The timing matters this week because many public sector teams are now planning their Q2 and Q3 procurement pipelines. If you get in front of them now, you can shape requirements before they're locked down. If you wait until the competition notice is published, you're reacting to someone else's specification.
One other thing. If you've already won a call-off contract through a framework, use this week to check in with that client. Not a formal review. Just a informal conversation about how things are going and whether there's anything adjacent they're planning that might suit your team. Repeat business and contract extensions are far easier to win than cold competitions.

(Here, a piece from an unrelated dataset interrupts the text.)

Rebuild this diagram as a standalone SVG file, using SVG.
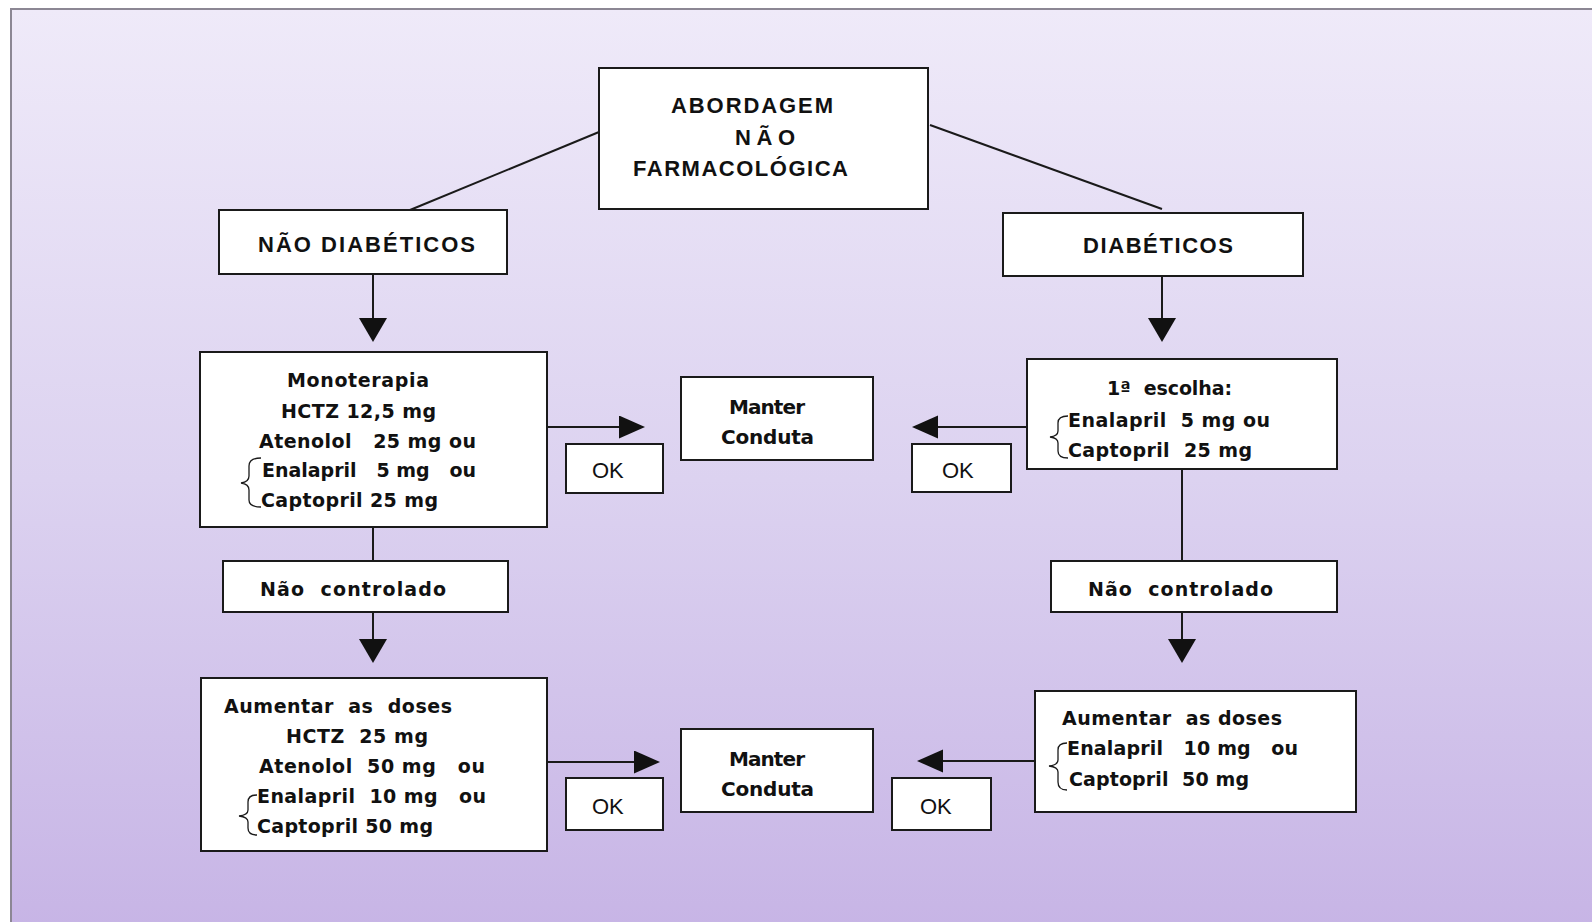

Most SMEs under-invest in farming existing relationships because they're too busy hunting new ones.
We work with SMEs on this exact issue all the time, particularly on frameworks like RM6320, where the commercial dynamics reward relationship-led business development over transactional bidding. Our model is structured around success fees tied to call-off contract wins, not framework applications, because this is where the actual revenue sits.
If you're on a framework and your pipeline isn't building the way you expected, the problem usually isn't your technical capability or your pricing. It's that you're not having enough of the right conversations with the right buyers at the right time. Fix that this week.